At the age of 53 years, when most people start thinking about planning for retirement, Pankaj Kumar quit his banking job and professional life for good. Over the next one year he indulged in his passion – travel and trekking. Kumar travelled across north India, visiting places, which he had always wanted to, but could not due to work and family responsibilities.
Today at the age of 58, nearly five years after retirement, Pankaj has covered a lot of places and is planning to travel more in the days to come. When asked about how he is able to manage his routine and travel expenses, Pankaj casually mentions that he has planned for his retirement in advance and has created adequate income streams to fund his retirement.
Gopal Rao’s case is exactly the opposite that of Kumar’s. Having retired from private service at the age of 58 years, Rao utilised most of his provident fund corpus for the lavish weddings of his two children. He is now left with only Rs 10 lakh, which he has invested in a bank fixed deposit at 9 per cent interest, which earns him only Rs 7,500 per month. With the present level of inflation hovering at around 9 per cent. it is a challenge for Rao to manage his expenses with this money.
Of the two cases mentioned above, Kumar definitely seems to be better placed. He is living a dignified life, having planned adequately for his retirement expenses. Let us look into the steps he took to retire early.
Start investing early: The moment, Kumar got his first salary at the age of 21 years; he opened a Public Provident Fund (PPF) account and starting investing 10 per cent of his salary in it every month. He knew that if he kept surplus money in his bank account he would spend most of it. So, he saved first and then spent whatever remained for his basic needs and requirements. He initially opted for bank recurring deposits and postal schemes.
PF should be exclusively for your retirement: For the salaried, Provident Fund (PF) is like a blessing in disguise as a fixed amount (usually 12 per cent of your basic) gets deducted from your salary along with an equal contribution from your employer. This contribution increases as and when your basic salary increases.

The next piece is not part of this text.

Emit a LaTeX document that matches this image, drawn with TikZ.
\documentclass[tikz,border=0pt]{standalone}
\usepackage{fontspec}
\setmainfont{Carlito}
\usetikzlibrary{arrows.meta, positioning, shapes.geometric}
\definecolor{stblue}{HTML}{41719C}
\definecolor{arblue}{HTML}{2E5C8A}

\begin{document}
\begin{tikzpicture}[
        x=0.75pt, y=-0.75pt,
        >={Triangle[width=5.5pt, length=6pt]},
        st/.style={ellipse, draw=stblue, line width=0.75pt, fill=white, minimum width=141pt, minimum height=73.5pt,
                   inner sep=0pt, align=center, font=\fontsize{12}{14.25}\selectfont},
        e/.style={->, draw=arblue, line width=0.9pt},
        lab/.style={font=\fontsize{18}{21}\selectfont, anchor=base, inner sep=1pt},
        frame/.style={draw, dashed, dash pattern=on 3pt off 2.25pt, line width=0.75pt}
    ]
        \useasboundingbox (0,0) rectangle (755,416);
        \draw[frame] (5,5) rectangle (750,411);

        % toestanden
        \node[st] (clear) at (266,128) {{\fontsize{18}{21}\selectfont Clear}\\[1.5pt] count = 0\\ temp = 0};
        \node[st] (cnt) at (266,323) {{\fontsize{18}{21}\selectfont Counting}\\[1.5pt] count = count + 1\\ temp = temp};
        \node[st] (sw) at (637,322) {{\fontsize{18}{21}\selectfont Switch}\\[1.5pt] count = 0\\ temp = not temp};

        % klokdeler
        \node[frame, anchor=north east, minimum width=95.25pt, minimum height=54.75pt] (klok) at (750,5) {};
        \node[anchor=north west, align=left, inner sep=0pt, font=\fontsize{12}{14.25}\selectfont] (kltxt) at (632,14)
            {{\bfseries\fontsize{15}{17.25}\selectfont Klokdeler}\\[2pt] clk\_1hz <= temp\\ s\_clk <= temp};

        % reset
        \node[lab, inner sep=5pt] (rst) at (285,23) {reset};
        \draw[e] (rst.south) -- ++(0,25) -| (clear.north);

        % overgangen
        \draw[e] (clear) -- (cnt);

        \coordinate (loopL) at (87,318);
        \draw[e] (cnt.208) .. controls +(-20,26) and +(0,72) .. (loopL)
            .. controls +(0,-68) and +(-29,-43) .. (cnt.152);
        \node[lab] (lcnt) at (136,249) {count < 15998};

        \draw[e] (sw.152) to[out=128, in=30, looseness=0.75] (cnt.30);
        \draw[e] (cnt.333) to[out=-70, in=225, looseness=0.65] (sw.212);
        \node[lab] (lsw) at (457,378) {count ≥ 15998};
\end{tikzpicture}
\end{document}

It earns you compounding returns of 8.5 per cent.
Just to give an idea, if the basic salary of an individual at 21 years is Rs 10,000 per month and he is expected to retire at age 58 years with a modest 5 per cent annual increase in his basic salary, he would be able to create a PF corpus of Rs 1.42 crore.

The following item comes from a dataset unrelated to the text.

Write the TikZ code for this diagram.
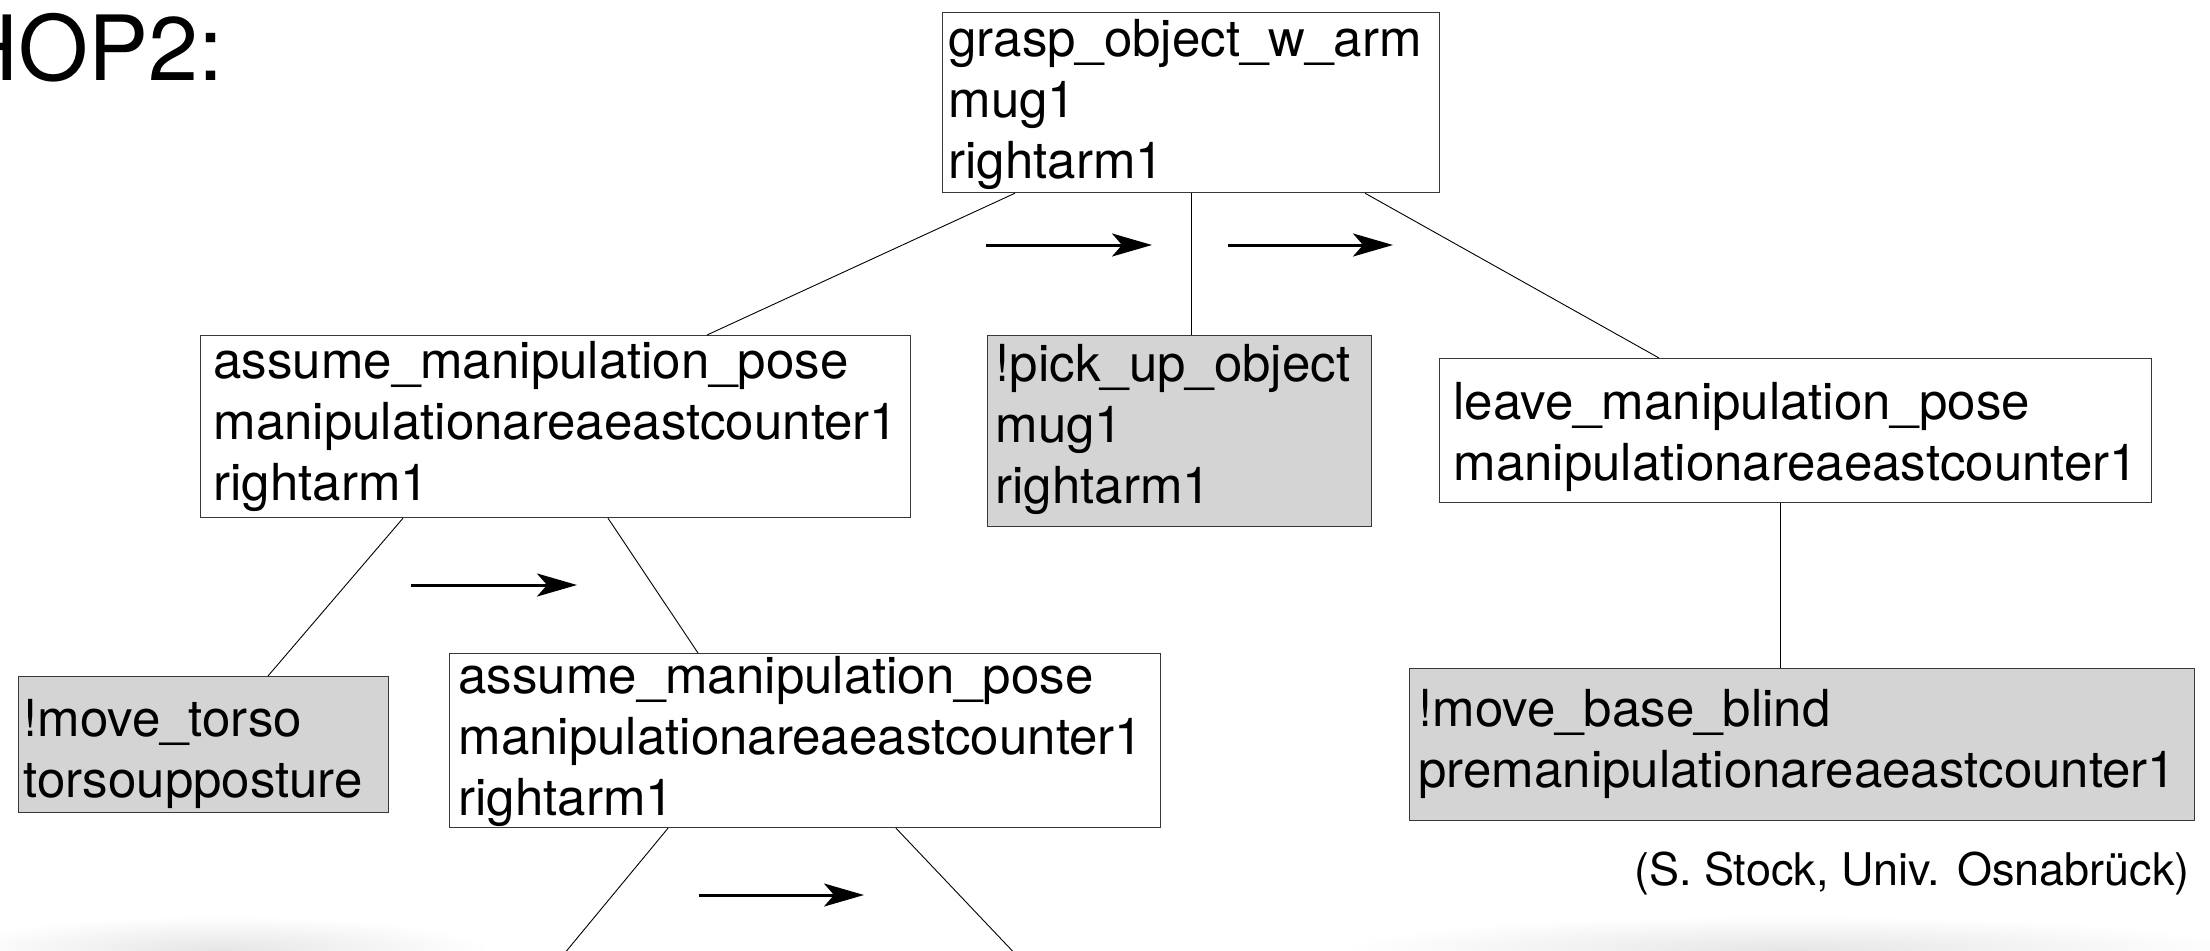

Plan your retirement age in advance: Kumar had his family responsibilities, but since he had planned all of them in advance he was able to focus on each of them. Having clear goals helped him to start allocating funds to his various goals.
Calculating the retirement corpus: Once you have decided to retire at a particular age, the next thing to do is to find out how much your expenses will be at the time of retirement. For this, the present expenses can be considered as the base. After deducting children’s educational expenses and other financial liabilities, the future value should be calculated at an appropriate inflation rate. For example if the basic monthly expenses at age 35 is Rs 25,000, then at the present inflation rate of 8 per cent, the future value of this expense at age 58 will be Rs 1,47,000. Then if one is expected to survive (life expectancy) till age 80 years, assuming that you can earn 9 per cent returns on your retirement funds and the inflation that time to be 7 per cent, you will require a corpus of Rs 3.17 crore.

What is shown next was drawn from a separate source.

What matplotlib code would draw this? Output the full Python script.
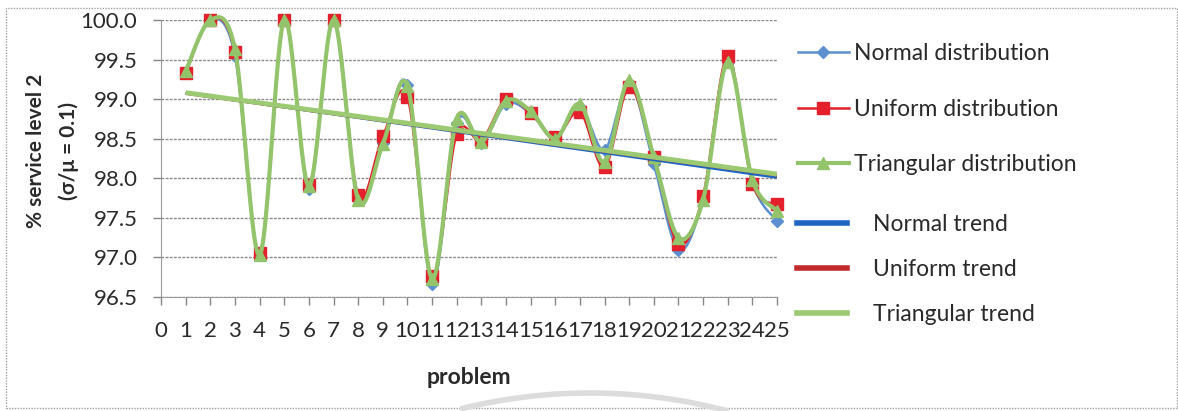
import numpy as np
import matplotlib.pyplot as plt
from matplotlib.lines import Line2D
from matplotlib.patches import Rectangle, Arc
from matplotlib.transforms import IdentityTransform

plt.rcParams['font.family'] = ['Lato', 'DejaVu Sans']

# service level 2 per problem, one list per demand distribution
problems = list(range(1, 26))
normal = [99.33, 100.0, 99.55, 97.05, 100.0, 97.86, 100.0, 97.72, 98.45, 99.18,
          96.66, 98.70, 98.45, 98.94, 98.82, 98.50, 98.90, 98.36, 99.20, 98.18,
          97.10, 97.75, 99.47, 97.95, 97.46]
uniform = [99.33, 100.0, 99.59, 97.05, 100.0, 97.92, 100.0, 97.79, 98.53, 99.03,
           96.76, 98.56, 98.48, 99.00, 98.82, 98.52, 98.84, 98.14, 99.15, 98.27,
           97.17, 97.78, 99.54, 97.93, 97.67]
triangular = [99.35, 100.0, 99.63, 97.03, 100.0, 97.90, 100.0, 97.73, 98.43, 99.17,
              96.73, 98.75, 98.46, 98.98, 98.85, 98.50, 98.94, 98.20, 99.24, 98.27,
              97.25, 97.73, 99.47, 97.98, 97.59]
xticks = list(range(0, 26))
yticks = [96.5, 97.0, 97.5, 98.0, 98.5, 99.0, 99.5, 100.0]

c_normal = '#5b8fcf'
c_uniform = '#e3202b'
c_tri = '#93c46b'
c_normal_tr = '#1f66c4'
c_uniform_tr = '#c12a2c'
c_tri_tr = '#9cca72'

STEPS = 24


def smooth(x, y):
    # excel style smoothed line: bezier segments with catmull-rom tangents
    x = np.asarray(x, float)
    y = np.asarray(y, float)
    n = len(x)
    xs, ys = [x[0]], [y[0]]
    t = np.linspace(0, 1, STEPS + 1)[1:]
    for i in range(n - 1):
        a = max(i - 1, 0)
        b = min(i + 2, n - 1)
        c1x = x[i] + (x[i + 1] - x[a]) / 6
        c1y = y[i] + (y[i + 1] - y[a]) / 6
        c2x = x[i + 1] - (x[b] - x[i]) / 6
        c2y = y[i + 1] - (y[b] - y[i]) / 6
        bx = (1 - t)**3 * x[i] + 3 * (1 - t)**2 * t * c1x + 3 * (1 - t) * t**2 * c2x + t**3 * x[i + 1]
        by = (1 - t)**3 * y[i] + 3 * (1 - t)**2 * t * c1y + 3 * (1 - t) * t**2 * c2y + t**3 * y[i + 1]
        xs.extend(bx)
        ys.extend(by)
    return np.array(xs), np.array(ys)


fig = plt.figure(figsize=(11.78, 4.11), dpi=100)
ax = fig.add_axes([0.1367, 0.2774, 0.5229, 0.6740])

marks = list(range(0, (len(problems) - 1) * STEPS + 1, STEPS))
series = [
    (normal, c_normal, 'D', 6.5, 1.8, 'Normal distribution'),
    (uniform, c_uniform, 's', 9, 1.8, 'Uniform distribution'),
    (triangular, c_tri, '^', 8.5, 3.0, 'Triangular distribution'),
]
handles1 = []
for vals, col, mk, ms, lw, lab in series:
    sx, sy = smooth(problems, vals)
    ln, = ax.plot(sx, sy, color=col, lw=lw, marker=mk, ms=ms, markevery=marks,
                  mec=col, mfc=col, clip_on=False, label=lab)
    handles1.append(ln)

# linear trend lines
xp = np.array(problems, float)
handles2 = []
for vals, col, lw, lab in [(normal, c_normal_tr, 2.0, 'Normal trend'),
                           (uniform, c_uniform_tr, 2.0, 'Uniform trend'),
                           (triangular, c_tri_tr, 3.5, 'Triangular trend')]:
    k, d = np.polyfit(xp, vals, 1)
    ax.plot(xp, k * xp + d, color=col, lw=lw, solid_capstyle='butt')
    handles2.append(Line2D([], [], color=col, lw=4, label=lab))

ax.set_xlim(0, 25)
ax.set_ylim(96.5, 100)
ax.set_xticks(xticks)
ax.set_yticks(yticks)
ax.set_yticklabels(['%.1f' % v for v in yticks])
ax.tick_params(axis='both', labelsize=16, colors='#868686', labelcolor='#2a2a2a',
               length=6, width=1)
ax.tick_params(axis='x', pad=11)
ax.tick_params(axis='y', pad=11)
ax.grid(axis='y', color='#8a8a8a', lw=1, ls=(0, (2, 1)))
ax.set_axisbelow(True)
for s in ['top', 'right']:
    ax.spines[s].set_visible(False)
for s in ['left', 'bottom']:
    ax.spines[s].set_color('#9a9a9a')

ax.set_xlabel('problem', fontsize=16.5, fontweight='bold', color='#2a2a2a', labelpad=19)
ax.set_ylabel('% service level 2\n(σ/μ = 0.1)', fontsize=15, fontweight='bold',
              color='#2a2a2a', linespacing=1.75)
ax.yaxis.set_label_coords(-0.133, 0.527)

leg1 = fig.legend(handles=handles1, loc='upper left', bbox_to_anchor=(0.660, 0.945),
                  frameon=False, fontsize=16.5, handlelength=2.2, handletextpad=0.22,
                  labelspacing=1.5, numpoints=1, labelcolor='#2a2a2a')
leg2 = fig.legend(handles=handles2, loc='upper left', bbox_to_anchor=(0.659, 0.530),
                  frameon=False, fontsize=16.5, handlelength=2.2, handletextpad=1.1,
                  labelspacing=1.05, labelcolor='#2a2a2a')

# chart area border
fig.add_artist(Rectangle((0.0051, 0.0073), 0.994, 0.973, transform=fig.transFigure,
                         fill=False, ec='#a0a0a0', lw=1, ls=(0, (1, 1))))
# faint arc of the page logo below the chart
fig.add_artist(Arc((590, -518), 1072, 1072, theta1=75, theta2=104,
                   transform=IdentityTransform(), color='#dcdcdc', lw=4))

fig.savefig('out.png', dpi=100)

Investing in equity: Understanding the power of equity over longer period of investment helped Kumar to create wealth over a 20-year period. He started investing in equities and slowly and gradually built a portfolio only of bluechip and large companies. He followed a strategy of identifying the top 20 companies of the Sensex and kept investing a small amount every month irrespective of the market situation.
These investments provided him with an annualised return of around 16 per cent over the 20-year period and helped him retire early. Today, he retains around 25 per cent of his corpus in stocks and enjoys a regular stream of tax-free dividend income, which is an additional source of income. Fixed deposits and PPF provide stability, but are not enough to beat inflation.
Planning activities post retirement: After leading an active life for more than 25 years before retirement, it is difficult to suddenly find yourself without work. After a few days of retirement, the inactivity and loneliness will begin to haunt those who do not have any activity planned after retirement. One way out would be to develop your hobbies in your younger days or plan activities which can keep you busy such as teaching, part time consultancy, and so on. Not only will these keep you active - mentally and physically, they can also provide you with a source of additional income.